What began with a marching band created Left Shark.
Beyoncé will be back this year, playing second fiddle to Coldplay. Bruno Mars will be there, too. In a way, Coldplay headlining continues the reactionary trend Janet Jackson’s booby kicked off.
After years of female-courting programming (arguably reasonable for an event centered around football), fatigue over “Katy Perry and Football? What an Awkward Fit!” thinkpieces led to dads and bros being thrown a bone. Fine, you tolerated “California Gurls” last year. Now you get to sing along to “Fix You.”
The Super Bowl and its halftime show might be the last remaining relic of TV that, in an age of splintered viewing and demographic-courting programming, must try to appeal to everyone… because everyone is watching. Of course, then every decision is met with backlash, the least of which is hiring divisive pop-rockers Coldplay to play the biggest show of the year.

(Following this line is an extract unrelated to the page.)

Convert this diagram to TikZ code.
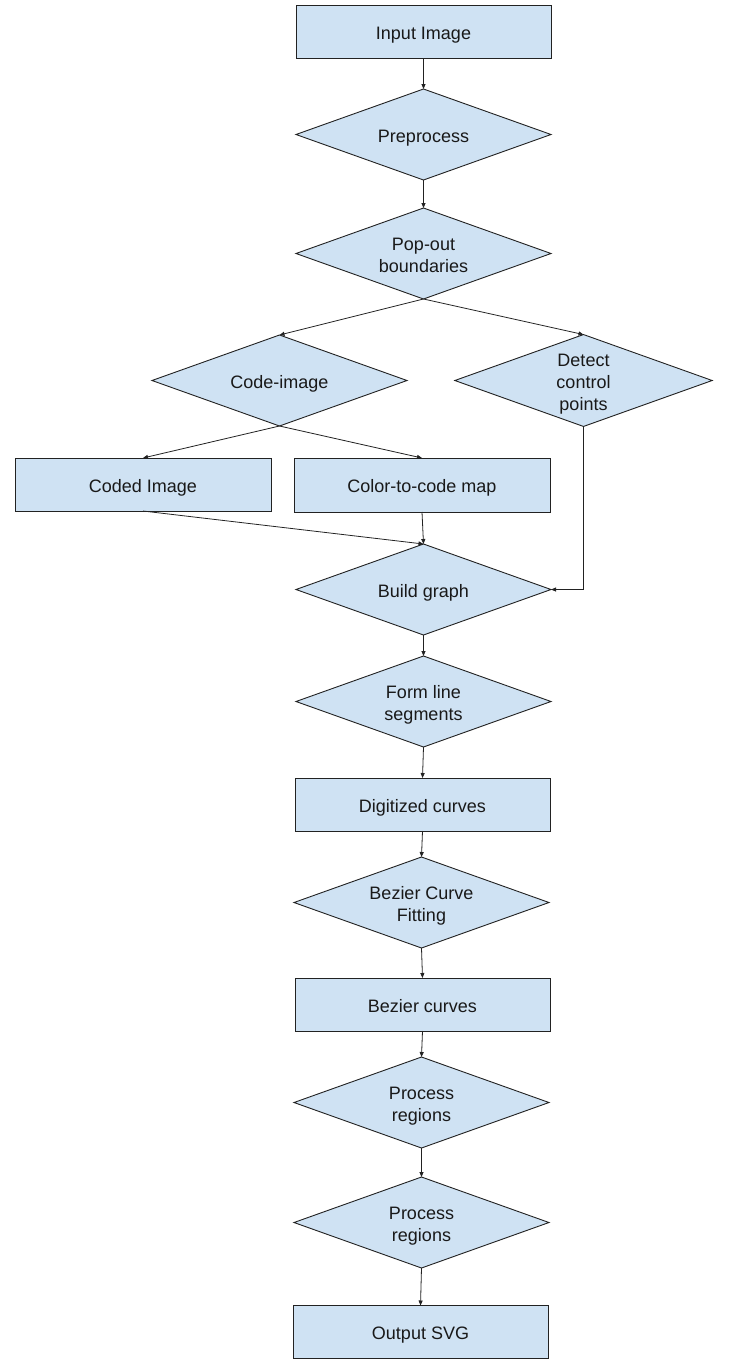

That there are such strong opinions at all is remarkable considering the show’s origins.
In a 2015 article on this very topic, Sports Illustrated ventured that Tommy Walker “might have been the most interesting man in the world.” (Suck it, Dos Equis guy.) In the world of entertainment, he may actually be the most important and influential man you’ve never heard of.
Super Bowl IV upped the ante, as far as halftime shows go. Staged in New Orleans in 1970, the “Tribute to Mardi Gras” theme had balloons, cannons, and pigeons. Pigeons! It was the biggest show Walker had produced for the NFL yet. It also had the ingredient that has, in all its incarnations, never left the Super Bowl Halftime Show: joy.
Look for lots of that during Sunday’s Coldplay appearance. And, hopefully, some pigeons.